Many of those who do make it here are granted Temporary Protected Status (TPS). Although this is a provisional form of asylum, it forces refugees into a precarious holding pattern while allowing the US government an easy way out of confronting its humanitarian responsibilities.

Congress created TPS in 1990 to establish a uniform system for granting temporary protection from removal to people unable to return home because of political or environmental catastrophe. TPS holders are also granted work authorization for periods of six to 18 months with continuous renewal possibilities while the country of origin remains unsafe. It is the statutory embodiment of “safe haven” for those who may not meet the legal definition of refugee but are nonetheless fleeing. Ongoing armed conflict, much like the ceaseless hostilities in Syria, is a qualifying condition, and about 2,600 Syrians throughout the country currently have TPS protection. The Department of Homeland Security (DHS) estimates that an additional 9,000 may be eligible by 2016.

Despite the benefits, TPS is a double-edged sword that prohibits those fleeing war from laying down roots and bringing immediate family members to join them. It can create a state of perpetual temporariness and does not offer a path to a green card, since there are no permanent resettlement or immigration opportunities.

TPS relief also removes from the United States Citizenship and Immigration Services (USCIS) the obligation to resolve asylum and refugee concerns. Many of our Syrian clients must debate whether to apply for TPS or gamble with an asylum procedure that could take years for approval. They fear that accepting TPS might prejudice an immigration officer or court, who might then rationalize denying our clients asylum because they already have some form of protection. Though there are no legal grounds for these suspicions, immigration courts are understaffed, have limited resources, and there are just too many applicants. As of March 2015, there were 82,175 backlogged asylum cases nationwide, and this number is rapidly growing.

Immigration is a politically contentious issue in the US, making asylum protection a limited and inconsistent remedy. MS, a Syrian Christian client who came to Detroit on a visitor visa, was recently denied asylum even though Isis controls areas just a few miles away from his home village. The USCIS decided that he lacked a reasonable fear of future persecution in returning to Syria, even though non-Muslims are a minority and at a greater risk to be targeted by extremist groups.

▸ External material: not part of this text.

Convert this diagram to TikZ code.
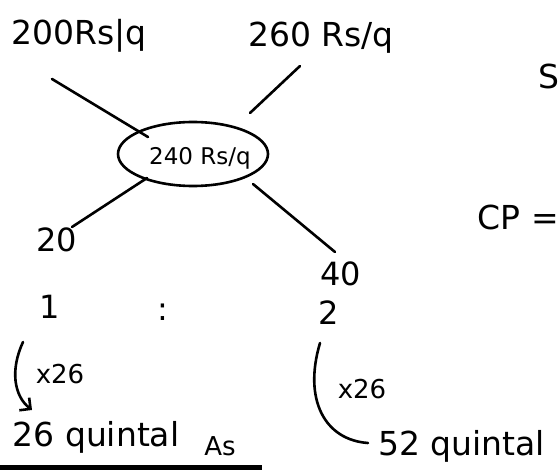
\documentclass[tikz,border=0pt]{standalone}
\usepackage{fontspec}
\setmainfont{DejaVu Sans}
\usetikzlibrary{arrows.meta,shapes.geometric}
\begin{document}
\begin{tikzpicture}[x=1pt,y=-1pt,
  ink/.style={line width=2.6pt,line cap=round,black},
  hand/.style={inner sep=0pt,font=\fontsize{33}{38}\selectfont},
  big/.style={inner sep=0pt,font=\fontsize{32}{38}\selectfont},
  small/.style={inner sep=0pt,font=\fontsize{26}{30}\selectfont}]
\useasboundingbox (0,0) rectangle (560,470);
\clip (0,0) rectangle (560,470);
% top labels
\node[hand] (p1) at (79,36) {200Rs|q};
\node[hand] (p2) at (321,38) {260 Rs/q};
\node[ink,draw,ellipse,minimum width=150pt,minimum height=64pt,inner sep=0pt] (m) at (193,154) {};
\node[inner sep=0pt,font=\fontsize{23}{28}\selectfont] (mt) at (200,158) {240 Rs/q};
\coordinate (a1) at (52,79);
\coordinate (a2) at (148,137);
\draw[ink] (a1) -- (a2);
\coordinate (b1) at (300,66);
\coordinate (b2) at (250,113);
\draw[ink] (b1) -- (b2);
% lower
\node[big] (d1) at (57,240) {20};
\node[big] (d2) at (341,274) {40};
\coordinate (c1) at (147,178);
\coordinate (c2) at (72,227);
\draw[ink] (c1) -- (c2);
\coordinate (e1) at (253,184);
\coordinate (e2) at (335,252);
\draw[ink] (e1) -- (e2);
\node[big] (r1) at (50,307) {1};
\node[big] (rc) at (163,312) {:};
\node[big] (r2) at (329,313) {2};
% multipliers
\node[small] (x1) at (60,374) {x26};
\node[small] (x2) at (362,389) {x26};
\node[hand] (q1) at (96,437) {26 quintal};
\node[hand,anchor=west] (q2) at (378,446) {52 quintal};
\coordinate (l1) at (23,342);
\coordinate (l2) at (32,410);
\draw[ink,-{Straight Barb[length=8pt,width=16pt]}] (l1) .. controls (10,370) and (14,396) .. (l2);
\coordinate (k1) at (320,343);
\coordinate (k2) at (368,443);
\draw[ink] (k1) .. controls (303,400) and (325,440) .. (k2);
% answer
\node[inner sep=0pt,font=\fontsize{26}{30}\selectfont] (ans) at (220,446) {As};
\coordinate (u1) at (0,467);
\coordinate (u2) at (262,467);
\draw[line width=5pt,black] (u1) -- (u2);
% texts at right edge
\node[hand,anchor=east] (s) at (560,76) {S};
\node[hand,anchor=east] (cp) at (559,217) {CP =};
\end{tikzpicture}
\end{document}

MS, however, was granted an Australian immigration visa, and he will be resettling there despite his preference to stay in the US with his family, still in the prolonged asylum application process. As a highly accomplished civil engineer, Detroit or any other American city could have greatly benefitted from him staying, but Australia is offering more permanent options while TPS only provides indefinite second-class rights.

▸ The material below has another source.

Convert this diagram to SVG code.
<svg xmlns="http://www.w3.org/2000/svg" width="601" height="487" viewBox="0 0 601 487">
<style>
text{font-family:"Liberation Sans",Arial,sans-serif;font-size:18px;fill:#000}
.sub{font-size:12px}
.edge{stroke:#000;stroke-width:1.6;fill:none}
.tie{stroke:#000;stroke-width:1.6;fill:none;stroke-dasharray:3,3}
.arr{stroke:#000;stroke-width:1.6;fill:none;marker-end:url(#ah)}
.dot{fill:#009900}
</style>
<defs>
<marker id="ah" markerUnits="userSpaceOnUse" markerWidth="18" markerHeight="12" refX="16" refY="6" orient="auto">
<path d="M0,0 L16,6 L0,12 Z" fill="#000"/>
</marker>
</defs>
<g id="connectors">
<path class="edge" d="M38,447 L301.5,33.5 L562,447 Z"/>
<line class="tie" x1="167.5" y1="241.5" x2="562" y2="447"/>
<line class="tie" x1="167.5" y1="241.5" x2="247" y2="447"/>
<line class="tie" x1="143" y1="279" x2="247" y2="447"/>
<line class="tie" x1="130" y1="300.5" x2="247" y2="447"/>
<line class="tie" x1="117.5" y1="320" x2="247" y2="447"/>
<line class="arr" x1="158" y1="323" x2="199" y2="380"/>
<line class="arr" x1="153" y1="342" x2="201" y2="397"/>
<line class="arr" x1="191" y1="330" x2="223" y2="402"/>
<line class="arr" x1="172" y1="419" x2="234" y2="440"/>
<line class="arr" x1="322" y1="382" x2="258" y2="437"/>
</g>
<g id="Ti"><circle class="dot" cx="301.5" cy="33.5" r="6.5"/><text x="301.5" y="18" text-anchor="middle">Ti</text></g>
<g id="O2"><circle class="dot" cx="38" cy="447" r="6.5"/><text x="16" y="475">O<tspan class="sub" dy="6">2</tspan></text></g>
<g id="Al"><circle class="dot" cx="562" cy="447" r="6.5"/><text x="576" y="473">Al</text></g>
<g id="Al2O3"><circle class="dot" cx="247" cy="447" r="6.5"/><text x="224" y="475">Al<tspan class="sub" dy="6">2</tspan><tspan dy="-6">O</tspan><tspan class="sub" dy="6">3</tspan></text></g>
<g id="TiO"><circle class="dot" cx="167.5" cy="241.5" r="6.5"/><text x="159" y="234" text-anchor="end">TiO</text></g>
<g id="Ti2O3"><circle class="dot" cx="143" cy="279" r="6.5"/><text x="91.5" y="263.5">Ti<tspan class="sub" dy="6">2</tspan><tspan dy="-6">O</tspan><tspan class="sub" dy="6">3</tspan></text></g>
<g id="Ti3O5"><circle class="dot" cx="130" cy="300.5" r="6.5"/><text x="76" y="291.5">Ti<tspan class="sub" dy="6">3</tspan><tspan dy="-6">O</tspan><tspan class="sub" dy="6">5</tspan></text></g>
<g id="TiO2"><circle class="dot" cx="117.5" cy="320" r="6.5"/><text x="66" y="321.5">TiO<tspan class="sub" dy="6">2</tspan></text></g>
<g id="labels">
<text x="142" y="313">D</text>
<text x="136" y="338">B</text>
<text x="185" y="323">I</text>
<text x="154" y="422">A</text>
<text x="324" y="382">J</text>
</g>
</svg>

Another obstacle to resettlement with temporary protection is that there are no family reunification prospects. Some of our clients, who were denied asylum or cannot afford the time and money needed to file an appeal, are giving up their TPS status and, in spite of the risks, returning to Syria to be with their loved ones. Unlike with asylum, there is no “derivative” TPS status obtained as a result of being the spouse or child of someone who is eligible for TPS.

With the UN’s call for industrialized countries to shelter 130,000 Syrian refugees over the next two years, the US must step up to the challenge that the refugee crisis is bringing to our backyard. DHS must streamline its security vetting procedures and establish clear guidelines. And the USCIS needs to decide on asylum issues instead of brushing aside refugees with ambiguous temporary statuses. US immigration policies cannot change overnight, but Congress can broaden TPS regulations to give those huddled masses fleeing war a sincere shot at building a life here.